For the first time in a long time, I was exactly right.
He was fine, and he did land on his feet. More accurately, he landed on another blond girl.
It’s easier for straights, I guess. I’d land on my feet too, but it would take months. Months in which I re-entered the closet. After all, it was a new city, far away, and I didn’t have to be the crazy psychotic gay anymore.
Except…
It wasn’t real. I was gay. There was no denying it. By the time the two-year anniversary of that fateful Truth-or-Dare rolled around, I was visibly and vocally out (and being cheated on by my first boyfriend, which just goes to prove, gay or just-not-gay, all men are dogs). But before that happened, there was a weekend back home. With him, and the new her.

We were at the Thunderdome, this massive straight nightclub, and they’d been kissy-facing all night, which really drove home the way he would never kiss me. Still, I put on a good face, because he was, in the end, my friend, and as much as it hurt, I wanted him to be happy. As the sound system blared AC/DC ‘Thunderstruck’ (really, straights? Really??), and the smoke from the fog machine rolled across the floor, she left to go to the washroom, and he leaned across the table.
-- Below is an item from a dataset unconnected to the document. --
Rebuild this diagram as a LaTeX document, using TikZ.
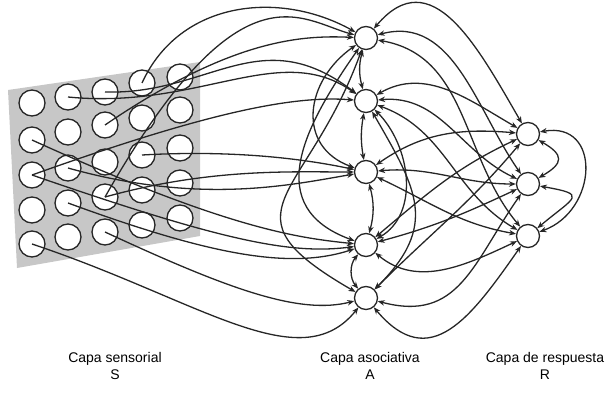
\documentclass[tikz,border=0pt]{standalone}
\usepackage{fontspec}
\setmainfont{Liberation Sans}
\usetikzlibrary{arrows.meta}
\tikzset{
	cell/.style={draw=black!85, circle, minimum size=26pt, inner sep=0pt, fill=white, line width=1.3pt},
	unit/.style={draw=black!85, circle, minimum size=23pt, inner sep=0pt, fill=white, line width=1.3pt},
	wire/.style={->, line width=1.3pt, draw=black!85},
	link/.style={<->, line width=1.3pt, draw=black!85},
	layer/.style={align=center, font=\fontsize{14}{17.5}\selectfont}
}

\begin{document}
\begin{tikzpicture}[x=1pt, y=1pt, >={Stealth[length=7pt, width=5.5pt]}]
	\useasboundingbox (0,0) rectangle (613,400);
	\fill[black!22] (8,310) -- (200,338) -- (200,164) -- (17,132) -- cycle;

	% sensory units, s<column><row>
	\foreach \n/\x/\y in {11/32/297, 12/32/260, 13/32/225, 14/32/190, 15/32/156,
		21/68/303, 22/68/268, 23/68/232, 24/68/197, 25/68/163,
		31/105/308, 32/105/275, 33/105/238, 34/105/203, 35/105/168,
		41/142/317, 42/142/282, 43/142/245, 44/142/210, 45/142/175,
		51/180/323, 52/180/290, 53/180/252, 54/180/217, 55/180/182}
		\node[cell] (s\n) at (\x,\y) {};

	% association and response units
	\node[unit] (a1) at (366,362) {};
	\node[unit] (a2) at (366,299) {};
	\node[unit] (a3) at (366,228) {};
	\node[unit] (a4) at (366,155) {};
	\node[unit] (a5) at (366,102) {};
	\node[unit] (r1) at (528,266) {};
	\node[unit] (r2) at (528,216) {};
	\node[unit] (r3) at (528,164) {};

	\node[layer] (ls) at (115,34) {Capa sensorial\\S};
	\node[layer] (la) at (370,34) {Capa asociativa\\A};
	\node[layer] (lr) at (545,34) {Capa de respuesta\\R};

	% S -> A
	\draw[wire] (s41.center) .. controls (180,400) and (280,410) .. (a1);
	\draw[wire] (s34.center) .. controls (240,440) and (300,380) .. (a1);
	\draw[wire] (s32.center) .. controls (230,360) and (300,365) .. (a1);
	\draw[wire] (s31.center) .. controls (210,305) and (260,380) .. (a2);
	\draw[wire] (s21.center) .. controls (200,290) and (280,360) .. (a2);
	\draw[wire] (s13.center) .. controls (200,285) and (290,305) .. (a2);
	\draw[wire] (s43.center) .. controls (230,250) and (300,242) .. (a3);
	\draw[wire] (s34.center) .. controls (210,232) and (290,228) .. (a3);
	\draw[wire] (s23.center) .. controls (200,195) and (290,215) .. (a3);
	\draw[wire] (s12.center) .. controls (230,170) and (300,162) .. (a4);
	\draw[wire] (s13.center) .. controls (220,160) and (290,145) .. (a4);
	\draw[wire] (s24.center) .. controls (210,145) and (290,130) .. (a4);
	\draw[wire] (s35.center) .. controls (230,110) and (300,85) .. (a5);
	\draw[wire] (s15.center) .. controls (200,100) and (300,20) .. (a5);

	% A <-> A
	\draw[link] (a1) to[bend right=15] (a2);
	\draw[link] (a2) to[bend right=10] (a3);
	\draw[link] (a3) to[bend left=15] (a4);
	\draw[link] (a4) to[bend right=40] (a5);
	\draw[link] (a1) to[out=215, in=160, looseness=1.3] (a3);
	\draw[link] (a1) to[out=235, in=160, looseness=1.3] (a4);
	\draw[link] (a1) to[out=250, in=150, looseness=1.7] (a5);
	\draw[link] (a2) to[out=-45, in=30] (a4);
	\draw[link] (a2) to[out=-60, in=45, looseness=1.3] (a5);

	% A <-> R
	\draw[link] (a1) to[out=50, in=120, looseness=1.3] (r1);
	\draw[link] (a1) to[out=15, in=125] (r2);
	\draw[link] (a1) to[out=-10, in=130] (r3);
	\draw[link] (a2) to[out=30, in=150] (r1);
	\draw[link] (a2) to[out=5, in=155] (r2);
	\draw[link] (a2) to[out=-20, in=150] (r3);
	\draw[link] (a3) to[out=35, in=175] (r1);
	\draw[link] (a3) to[out=5, in=180] (r2);
	\draw[link] (a3) to[out=-25, in=170] (r3);
	\draw[link] (a4) to[out=40, in=205] (r1);
	\draw[link] (a4) to[out=15, in=205] (r2);
	\draw[link] (a4) to[out=-40, in=205] (r3);
	\draw[link] (a5) to[out=45, in=230] (r1);
	\draw[link] (a5) to[out=-15, in=235, looseness=1.2] (r2);
	\draw[link] (a5) to[out=-50, in=235, looseness=1.4] (r3);

	% R <-> R
	\draw[link] (r1) to[out=-30, in=30, looseness=2] (r2);
	\draw[link] (r1) to[out=10, in=20, looseness=1.6] (r3);
	\draw[link] (r2) to[out=-10, in=40, looseness=3] (r3);
\end{tikzpicture}
\end{document}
“I’m just not gay,” he said.
“Fuck! I know! Why are you—?”
He cut me off by leaning across the table, with just the barest whisper of his lips against mine, there in that straightest of worlds.
“Why—?”
He cut me off again. “Thank you for being okay with it,” he said. “With me and her. And thank you,” he continued, “for being okay.”
That he would finally kiss me, however briefly, somewhere so public, so straight, it meant something. Whatever he was to me, this mash-up of best friend and straight-ex-boyfriend, he was important to me. And then I thought about his last words. Thanking me for being okay?
I wasn’t, not really. The damage would take a long time to heal – not just the physical scars it left, but what it did to my brain. But right there, right then, surrounded by the drunken straights in air thick with smoke, it was just me and him, one gay, one just-not-gay. We had seen each other through the worst, and yes, it was going to be okay.